Financial pressure and the Civil War in Spain brought the Popular Front to an end that fall. The liberal Radicals turned toward the conservatives, undermining Blum’s key measures, which were destroyed completely under the German occupation. Lagrange himself was killed on the front in June 1940. Blum, meanwhile, faced trial for treason in 1942. Defiantly defending his record, he used the courtroom to defend his leisure policy, subverting the Vichy regime’s own family-values rhetoric. For the Jewish socialist, paid vacation had offered a “ray of light in dark and difficult lives,” not just “giving them facilities for family life but giving them a promise for the future — a hope.”
This ray of light would long be remembered. The strains of Charles Trenet’s 1936 song “Y’a d’la joie” echoed down the years, while photographers Henri Cartier-Bresson and CLAJ member Pierre Jamet immortalised the joie de vivre of hitchhiking and rudimentary camping. The light of summer 1936 was, however, doubtless brought into relief by the darkness of what followed under Vichy rule. Some historians have thus portrayed it as a comforting myth — for Julian Jackson, images of “crowds waving from departing trains have become as much a symbol of 1936 as the barricades have of 1968.”

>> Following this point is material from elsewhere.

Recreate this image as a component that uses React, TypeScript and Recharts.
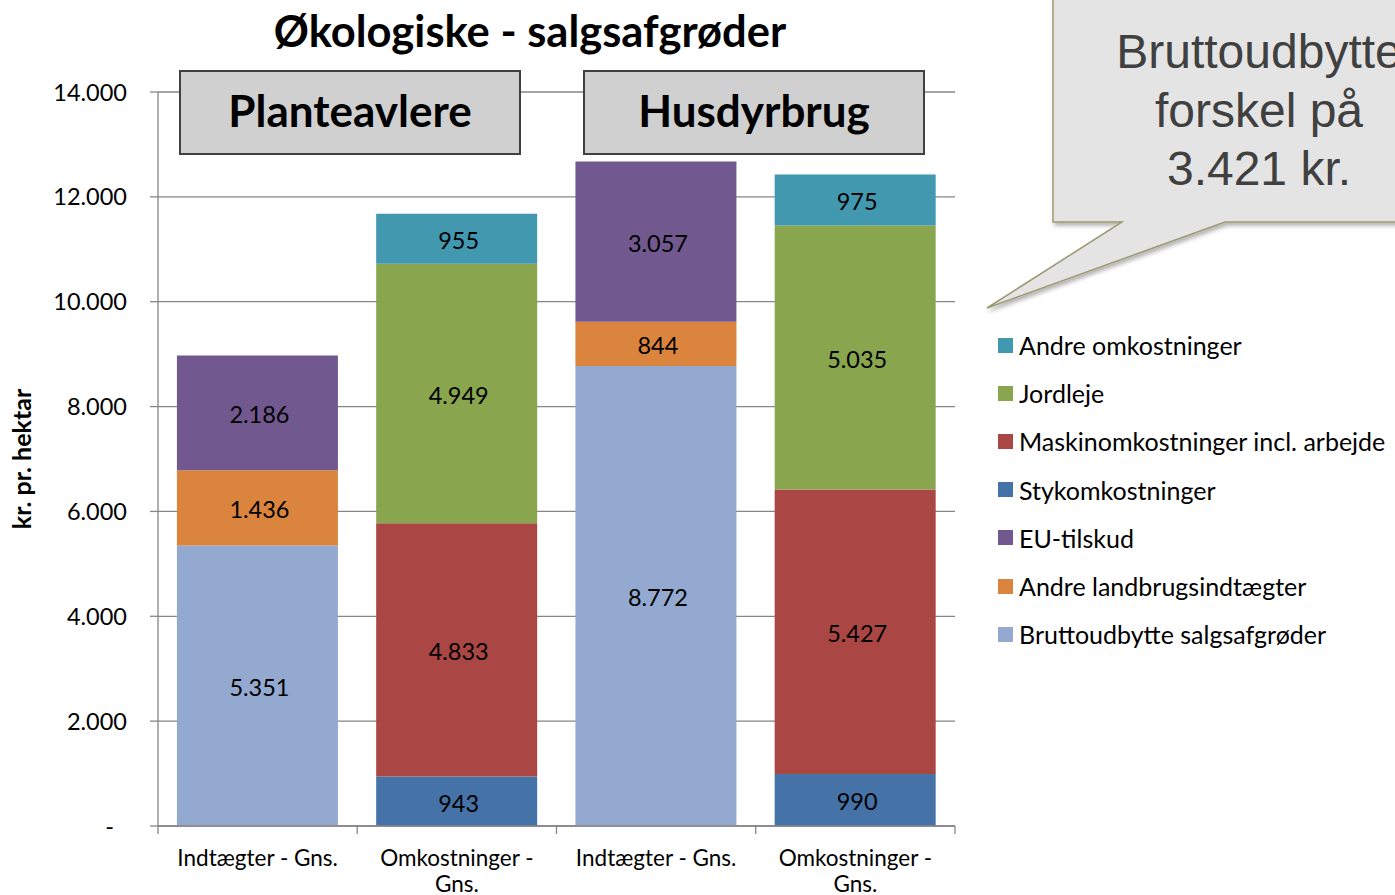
import React from 'react';
import { BarChart, Bar, XAxis, YAxis, CartesianGrid, LabelList } from 'recharts';

const categories = ['Indtægter - Gns.', 'Omkostninger - Gns.', 'Indtægter - Gns.', 'Omkostninger - Gns.'];
const bruttoudbytte = [5351, null, 8772, null];
const andreLandbrug = [1436, null, 844, null];
const euTilskud = [2186, null, 3057, null];
const stykomk = [null, 943, null, 990];
const maskinomk = [null, 4833, null, 5427];
const jordleje = [null, 4949, null, 5035];
const andreOmk = [null, 955, null, 975];
const yTicks = [0, 2000, 4000, 6000, 8000, 10000, 12000, 14000];
const groupLabels = ['Planteavlere', 'Husdyrbrug'];
const titleText = 'Økologiske - salgsafgrøder';
const yLabel = 'kr. pr. hektar';
const calloutLines = ['Bruttoudbytte', 'forskel på', '3.421 kr.'];

const series = [
  { key: 'brutto', name: 'Bruttoudbytte salgsafgrøder', values: bruttoudbytte, color: '#93A9CF' },
  { key: 'andreL', name: 'Andre landbrugsindtægter', values: andreLandbrug, color: '#DB843D' },
  { key: 'eu', name: 'EU-tilskud', values: euTilskud, color: '#71588F' },
  { key: 'styk', name: 'Stykomkostninger', values: stykomk, color: '#4572A7' },
  { key: 'maskin', name: 'Maskinomkostninger incl. arbejde', values: maskinomk, color: '#AA4643' },
  { key: 'jord', name: 'Jordleje', values: jordleje, color: '#89A54E' },
  { key: 'andreO', name: 'Andre omkostninger', values: andreOmk, color: '#4198AF' },
];

const data = categories.map((c, i) => {
  const row: any = { name: c };
  series.forEach((s) => { row[s.key] = s.values[i]; });
  return row;
});

const FONT = 'Lato, "Open Sans", sans-serif';

const fmt = (v: number | null | undefined) => {
  if (v === null || v === undefined) return '';
  if (v === 0) return '-';
  return String(v).replace(/\B(?=(\d{3})+(?!\d))/g, '.');
};

const splitLabel = (s: string) => {
  if (s.length <= 17) return [s];
  const i = s.lastIndexOf(' ');
  return [s.slice(0, i), s.slice(i + 1)];
};

const YTick = (props: any) => {
  const { x, y, payload } = props;
  const v = payload.value;
  return (
    <text x={v === 0 ? x - 13 : x} y={y} dy={8.5} textAnchor="end" fontSize={23.5} fontFamily={FONT} fill="#000">
      {fmt(v)}
    </text>
  );
};

const XTick = (props: any) => {
  const { x, y, payload, index, visibleTicksCount } = props;
  const off = payload.offset ?? 99.6;
  const last = index === (visibleTicksCount ?? categories.length) - 1;
  const lines = splitLabel(String(payload.value));
  return (
    <g>
      <line x1={x - off} x2={x - off} y1={y} y2={y + 8} stroke="#868686" strokeWidth={1.3} />
      {last && <line x1={x + off} x2={x + off} y1={y} y2={y + 8} stroke="#868686" strokeWidth={1.3} />}
      <text x={x} y={y + 40} textAnchor="middle" fontFamily={FONT} fontSize={22.5} fill="#000">
        {lines.map((l, i) => (
          <tspan key={i} x={x} dy={i === 0 ? 0 : 26}>{l}</tspan>
        ))}
      </text>
    </g>
  );
};

export default function App() {
  return (
    <div style={{ position: 'absolute', left: 0, top: 0, width: 1395, height: 895, overflow: 'hidden', background: '#fff' }}>
      <BarChart
        width={1395}
        height={895}
        data={data}
        margin={{ top: 92, right: 440, bottom: 0, left: 0 }}
        barCategoryGap="9.5%"
        style={{ fontFamily: FONT }}
      >
        <CartesianGrid vertical={false} stroke="#868686" strokeWidth={1.3} />
        <XAxis
          dataKey="name"
          height={69}
          axisLine={{ stroke: '#868686', strokeWidth: 1.3 }}
          tickLine={false}
          tickSize={0}
          tickMargin={0}
          interval={0}
          tick={<XTick />}
        />
        <YAxis
          width={158}
          domain={[0, 14000]}
          ticks={yTicks}
          interval={0}
          tickSize={8}
          tickMargin={23}
          axisLine={{ stroke: '#868686', strokeWidth: 1.3 }}
          tickLine={{ stroke: '#868686', strokeWidth: 1.3 }}
          tick={<YTick />}
        />
        {series.map((s) => (
          <Bar key={s.key} dataKey={s.key} name={s.name} stackId="a" fill={s.color} isAnimationActive={false}>
            <LabelList
              dataKey={s.key}
              position="center"
              dy={2}
              dx={2}
              formatter={(v: any) => fmt(v)}
              style={{ fontFamily: FONT, fontSize: 23.5, fill: '#000' }}
            />
          </Bar>
        ))}
      </BarChart>
      <div
        style={{
          position: 'absolute',
          left: 998,
          top: 321,
          width: 397,
          fontFamily: FONT,
          fontSize: 25,
          color: '#000',
        }}
      >
        {[...series].reverse().map((s) => (
          <div key={s.key} style={{ height: 48.2, display: 'flex', alignItems: 'center', whiteSpace: 'nowrap' }}>
            <span style={{ display: 'inline-block', width: 15, height: 15, background: s.color, marginRight: 6, flexShrink: 0 }} />
            <span>{s.name}</span>
          </div>
        ))}
      </div>
      <svg
        width={1395}
        height={895}
        style={{ position: 'absolute', left: 0, top: 0, pointerEvents: 'none', overflow: 'hidden' }}
      >
        <defs>
          <filter id="sh" x="-10%" y="-10%" width="130%" height="140%">
            <feDropShadow dx="2" dy="3" stdDeviation="2" floodColor="#000" floodOpacity="0.3" />
          </filter>
        </defs>
        <text x={530} y={47} textAnchor="middle" fontFamily={FONT} fontWeight={700} fontSize={43.5} fill="#000">
          {titleText}
        </text>
        <rect x={180} y={71} width={340} height={83} fill="#D0D0D0" stroke="#404040" strokeWidth={2} />
        <rect x={584} y={71} width={340} height={83} fill="#D0D0D0" stroke="#404040" strokeWidth={2} />
        <text x={350} y={127} textAnchor="middle" fontFamily={FONT} fontWeight={700} fontSize={44} fill="#000">
          {groupLabels[0]}
        </text>
        <text x={754} y={127} textAnchor="middle" fontFamily={FONT} fontWeight={700} fontSize={44} fill="#000">
          {groupLabels[1]}
        </text>
        <text
          transform="translate(31,459) rotate(-90)"
          textAnchor="middle"
          fontFamily={FONT}
          fontWeight={700}
          fontSize={25}
          fill="#000"
        >
          {yLabel}
        </text>
        <path
          d="M1053,-5 L1405,-5 L1405,222 L1225,222 L987,308 L1122,222 L1053,222 Z"
          fill="#E4E4E4"
          stroke="#9C9A74"
          strokeWidth={1.5}
          filter="url(#sh)"
        />
        {calloutLines.map((l, i) => (
          <text
            key={i}
            x={1259}
            y={68 + i * 58.5}
            textAnchor="middle"
            fontFamily='"Liberation Sans", Arial, sans-serif'
            fontSize={48}
            fill="#404040"
          >
            {l}
          </text>
        ))}
      </svg>
    </div>
  );
}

In summer 1940, Parisian families packed their suitcases for a different kind of journey — the evacuation of the capital in the face of German invasion. Yet even in the dark days of occupation, the summer of four years before left more than happy memories. Neither the Communist nor Socialist parties were still standing, having been banned by the conservatives and by Vichy respectively. But the structures that workers set up to make best use of their hard-won free time also created webs of solidarity that survived into the occupation period. After the German invasion, CLAJ became a bedrock of the armed resistance.
Today, our free time faces enemies other than Nazi storm troopers. Bosses are using both our precarious conditions and our cell phones to keep us constantly on call, shackled to our jobs and desperate for shifts. But vacation pay is precisely about freeing us from the choice between free time and the employment we need — it’s an obligation on all employers to pay us for part of our time off, regardless of their particular circumstances. In 1930s France, the fight for holidays created a general leveling up of all workers’ conditions, at their bosses’ expense. That’s just what we need today.